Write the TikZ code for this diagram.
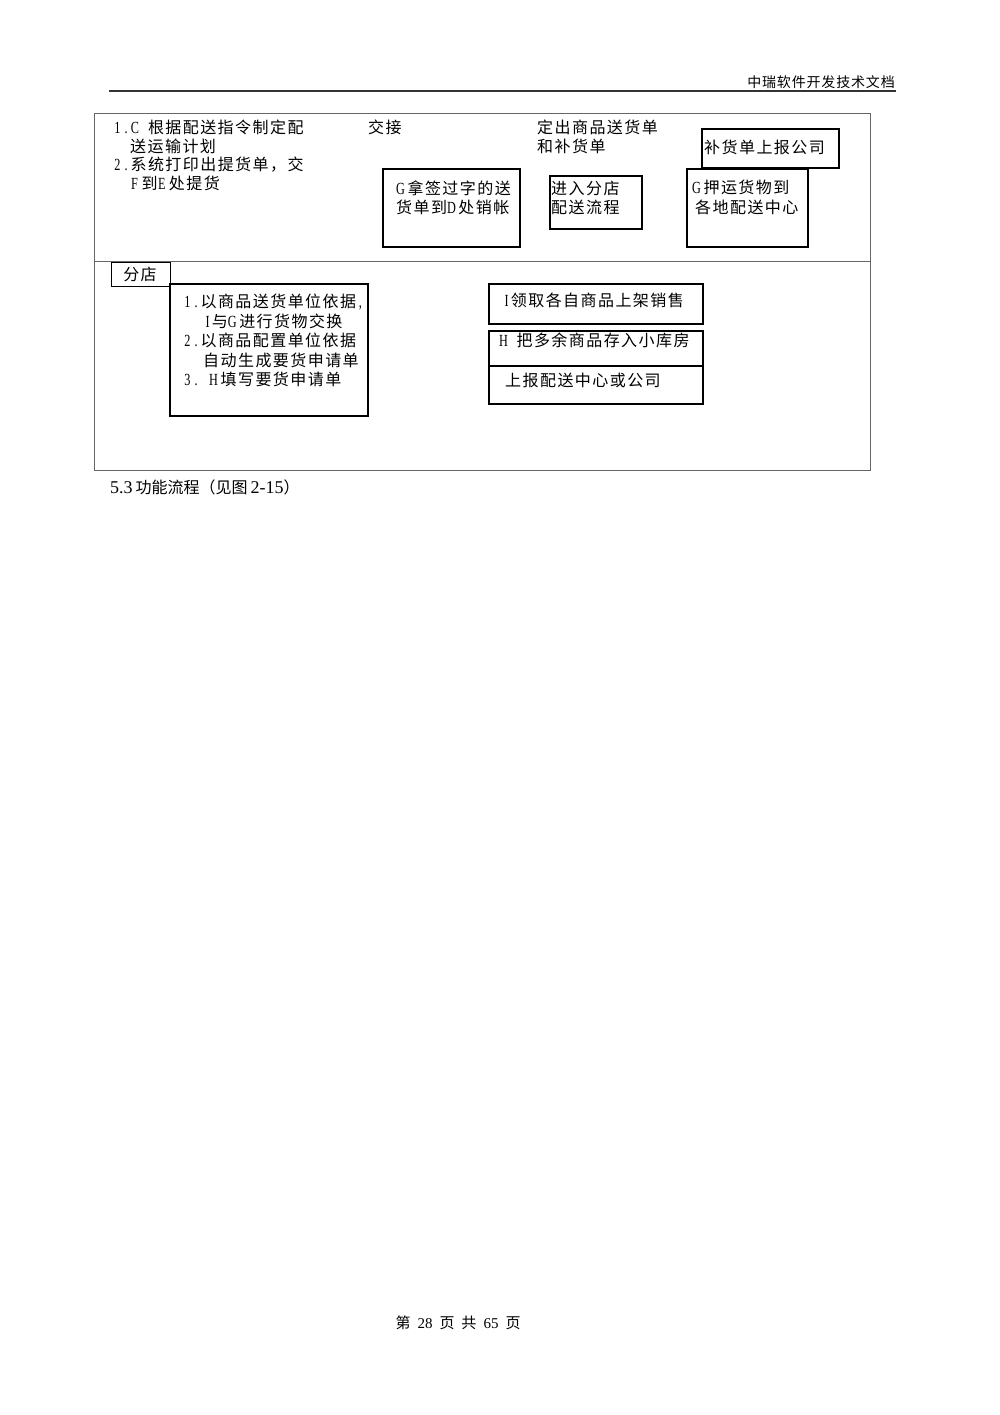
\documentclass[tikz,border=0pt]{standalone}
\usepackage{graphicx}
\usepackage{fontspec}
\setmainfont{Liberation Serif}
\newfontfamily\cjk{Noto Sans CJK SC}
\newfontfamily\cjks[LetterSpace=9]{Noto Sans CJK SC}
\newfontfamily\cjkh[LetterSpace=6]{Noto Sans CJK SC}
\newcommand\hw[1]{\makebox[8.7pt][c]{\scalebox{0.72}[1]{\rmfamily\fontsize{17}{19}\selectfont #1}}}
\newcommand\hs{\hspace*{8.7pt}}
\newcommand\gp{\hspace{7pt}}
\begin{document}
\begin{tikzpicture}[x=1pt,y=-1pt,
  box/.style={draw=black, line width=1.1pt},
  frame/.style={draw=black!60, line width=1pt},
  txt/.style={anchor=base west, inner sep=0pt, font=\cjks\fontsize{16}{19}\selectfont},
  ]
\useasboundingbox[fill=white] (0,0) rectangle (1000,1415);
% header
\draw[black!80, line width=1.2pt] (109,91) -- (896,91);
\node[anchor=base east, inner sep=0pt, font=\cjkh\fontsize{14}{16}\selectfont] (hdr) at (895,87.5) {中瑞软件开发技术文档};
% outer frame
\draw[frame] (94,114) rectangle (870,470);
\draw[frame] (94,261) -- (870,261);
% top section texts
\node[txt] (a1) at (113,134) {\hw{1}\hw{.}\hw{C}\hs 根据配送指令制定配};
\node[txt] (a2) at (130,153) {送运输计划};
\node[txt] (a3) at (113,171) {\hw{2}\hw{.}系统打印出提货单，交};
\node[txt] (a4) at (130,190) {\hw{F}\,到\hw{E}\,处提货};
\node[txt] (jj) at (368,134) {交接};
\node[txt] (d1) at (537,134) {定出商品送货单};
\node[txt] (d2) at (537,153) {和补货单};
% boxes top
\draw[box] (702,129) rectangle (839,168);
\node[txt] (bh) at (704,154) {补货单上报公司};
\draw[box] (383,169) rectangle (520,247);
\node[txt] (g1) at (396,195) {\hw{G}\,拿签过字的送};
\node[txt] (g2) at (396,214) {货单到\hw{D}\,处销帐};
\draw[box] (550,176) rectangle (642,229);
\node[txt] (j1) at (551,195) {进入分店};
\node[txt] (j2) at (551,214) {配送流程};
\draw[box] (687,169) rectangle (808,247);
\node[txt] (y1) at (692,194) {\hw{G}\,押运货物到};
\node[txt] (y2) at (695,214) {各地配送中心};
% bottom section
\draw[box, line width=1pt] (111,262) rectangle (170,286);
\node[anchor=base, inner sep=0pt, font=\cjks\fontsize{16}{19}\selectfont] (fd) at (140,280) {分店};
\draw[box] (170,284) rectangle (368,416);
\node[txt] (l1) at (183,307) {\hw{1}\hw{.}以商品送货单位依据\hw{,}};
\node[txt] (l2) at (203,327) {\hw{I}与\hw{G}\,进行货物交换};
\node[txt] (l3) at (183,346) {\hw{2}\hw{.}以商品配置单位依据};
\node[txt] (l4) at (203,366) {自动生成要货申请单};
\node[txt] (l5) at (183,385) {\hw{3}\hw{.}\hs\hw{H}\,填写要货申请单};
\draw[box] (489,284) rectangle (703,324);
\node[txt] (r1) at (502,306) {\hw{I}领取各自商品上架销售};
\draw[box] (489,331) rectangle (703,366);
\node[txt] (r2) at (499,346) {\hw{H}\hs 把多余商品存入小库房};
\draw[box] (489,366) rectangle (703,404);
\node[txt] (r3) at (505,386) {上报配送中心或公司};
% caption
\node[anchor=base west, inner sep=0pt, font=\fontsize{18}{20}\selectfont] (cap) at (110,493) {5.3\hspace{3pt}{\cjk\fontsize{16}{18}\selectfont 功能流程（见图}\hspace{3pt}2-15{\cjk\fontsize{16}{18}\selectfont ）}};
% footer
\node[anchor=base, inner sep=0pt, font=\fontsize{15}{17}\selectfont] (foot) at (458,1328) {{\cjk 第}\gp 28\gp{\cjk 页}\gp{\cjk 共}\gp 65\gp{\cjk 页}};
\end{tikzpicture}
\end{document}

————————

WRITTEN EXERCISE:
Omit every picture, then repeat the remaining data exactly as it appears above.

WRITTEN RESPONSE:
Write the TikZ code for this diagram.
\documentclass[tikz,border=0pt]{standalone}
\usepackage{graphicx}
\usepackage{fontspec}
\setmainfont{Liberation Serif}
\newfontfamily\cjk{Noto Sans CJK SC}
\newfontfamily\cjks[LetterSpace=9]{Noto Sans CJK SC}
\newfontfamily\cjkh[LetterSpace=6]{Noto Sans CJK SC}
\newcommand\hw[1]{\makebox[8.7pt][c]{\scalebox{0.72}[1]{\rmfamily\fontsize{17}{19}\selectfont #1}}}
\newcommand\hs{\hspace*{8.7pt}}
\newcommand\gp{\hspace{7pt}}
\begin{document}
\begin{tikzpicture}[x=1pt,y=-1pt,
  box/.style={draw=black, line width=1.1pt},
  frame/.style={draw=black!60, line width=1pt},
  txt/.style={anchor=base west, inner sep=0pt, font=\cjks\fontsize{16}{19}\selectfont},
  ]
\useasboundingbox[fill=white] (0,0) rectangle (1000,1415);
% header
\draw[black!80, line width=1.2pt] (109,91) -- (896,91);
\node[anchor=base east, inner sep=0pt, font=\cjkh\fontsize{14}{16}\selectfont] (hdr) at (895,87.5) {中瑞软件开发技术文档};
% outer frame
\draw[frame] (94,114) rectangle (870,470);
\draw[frame] (94,261) -- (870,261);
% top section texts
\node[txt] (a1) at (113,134) {\hw{1}\hw{.}\hw{C}\hs 根据配送指令制定配};
\node[txt] (a2) at (130,153) {送运输计划};
\node[txt] (a3) at (113,171) {\hw{2}\hw{.}系统打印出提货单，交};
\node[txt] (a4) at (130,190) {\hw{F}\,到\hw{E}\,处提货};
\node[txt] (jj) at (368,134) {交接};
\node[txt] (d1) at (537,134) {定出商品送货单};
\node[txt] (d2) at (537,153) {和补货单};
% boxes top
\draw[box] (702,129) rectangle (839,168);
\node[txt] (bh) at (704,154) {补货单上报公司};
\draw[box] (383,169) rectangle (520,247);
\node[txt] (g1) at (396,195) {\hw{G}\,拿签过字的送};
\node[txt] (g2) at (396,214) {货单到\hw{D}\,处销帐};
\draw[box] (550,176) rectangle (642,229);
\node[txt] (j1) at (551,195) {进入分店};
\node[txt] (j2) at (551,214) {配送流程};
\draw[box] (687,169) rectangle (808,247);
\node[txt] (y1) at (692,194) {\hw{G}\,押运货物到};
\node[txt] (y2) at (695,214) {各地配送中心};
% bottom section
\draw[box, line width=1pt] (111,262) rectangle (170,286);
\node[anchor=base, inner sep=0pt, font=\cjks\fontsize{16}{19}\selectfont] (fd) at (140,280) {分店};
\draw[box] (170,284) rectangle (368,416);
\node[txt] (l1) at (183,307) {\hw{1}\hw{.}以商品送货单位依据\hw{,}};
\node[txt] (l2) at (203,327) {\hw{I}与\hw{G}\,进行货物交换};
\node[txt] (l3) at (183,346) {\hw{2}\hw{.}以商品配置单位依据};
\node[txt] (l4) at (203,366) {自动生成要货申请单};
\node[txt] (l5) at (183,385) {\hw{3}\hw{.}\hs\hw{H}\,填写要货申请单};
\draw[box] (489,284) rectangle (703,324);
\node[txt] (r1) at (502,306) {\hw{I}领取各自商品上架销售};
\draw[box] (489,331) rectangle (703,366);
\node[txt] (r2) at (499,346) {\hw{H}\hs 把多余商品存入小库房};
\draw[box] (489,366) rectangle (703,404);
\node[txt] (r3) at (505,386) {上报配送中心或公司};
% caption
\node[anchor=base west, inner sep=0pt, font=\fontsize{18}{20}\selectfont] (cap) at (110,493) {5.3\hspace{3pt}{\cjk\fontsize{16}{18}\selectfont 功能流程（见图}\hspace{3pt}2-15{\cjk\fontsize{16}{18}\selectfont ）}};
% footer
\node[anchor=base, inner sep=0pt, font=\fontsize{15}{17}\selectfont] (foot) at (458,1328) {{\cjk 第}\gp 28\gp{\cjk 页}\gp{\cjk 共}\gp 65\gp{\cjk 页}};
\end{tikzpicture}
\end{document}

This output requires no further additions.